Heavy stuff, and, indeed, the overall tone of Transcendent is very serious, there is not a lot of levity to break up
the discussion of serious issues. And Baxter has more than one issue in mind. The story of Transcendent goes back and
forth between Alia's time and our own near-future, where Michael Poole is looking for a way to prevent an environmental
disaster that dwarfs the relatively minor doomsday scenario involving arctic melt-water and the Gulf Stream outlined in Kim
Stanley Robinson's recent novel Fifty Degrees Below. The two story lines are connected by Alia, who has been Witnessing
Michael Poole's life since she was a young girl. Witnessing is a product of the Transcendence's remorse, all living humans
are required to Witness the life of a human from the past. The Transcendence believes that sharing and understanding the
pain of another's existence will be a step in the process of achieving redemption for itself.
That's one aspect of the story that gives Transcendent its sense of gravitas. There is also an underlying tone, a kind
of wistful nostalgia brought on by the feeling that we are already past the tipping point, that some kind of dramatic planetary
climate change is now inevitable, and that any kind of technological solution can only be too little, too late.
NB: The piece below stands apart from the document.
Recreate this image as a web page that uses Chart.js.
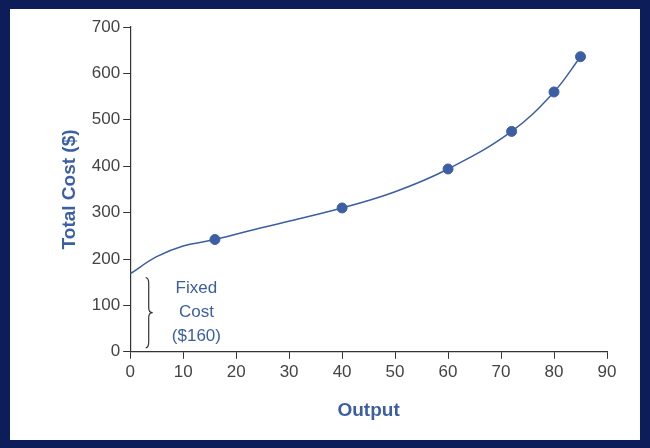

Stephen
Baxter is not alone in this, the assumption of environmental disaster is fairly common-place in recent SF and can be found
in the works of writers as different as Nancy Kress, Paul McAuley, and the previously mentioned Kim Stanley Robinson,
While he shares this view of humanity's near-future challenges with several SF writers, Baxter has a different view of
the post-human future than contemporaries such as Greg Egan and Charles Stross, one that is darker and more pessimistic
in its conclusions. The post-human cultures Alia encounters in her travels are generally presented as dead-ends much like
the hive cultures first presented in Coalescence, human societies which have given up some of what it means to be
human in order to more efficiently adapt to their environment. It's a post-human vision that is closer in spirit to
H.G. Wells's morlocks than to either the uploaded personalities of Egan's future or the more playful visions of Charles Stross.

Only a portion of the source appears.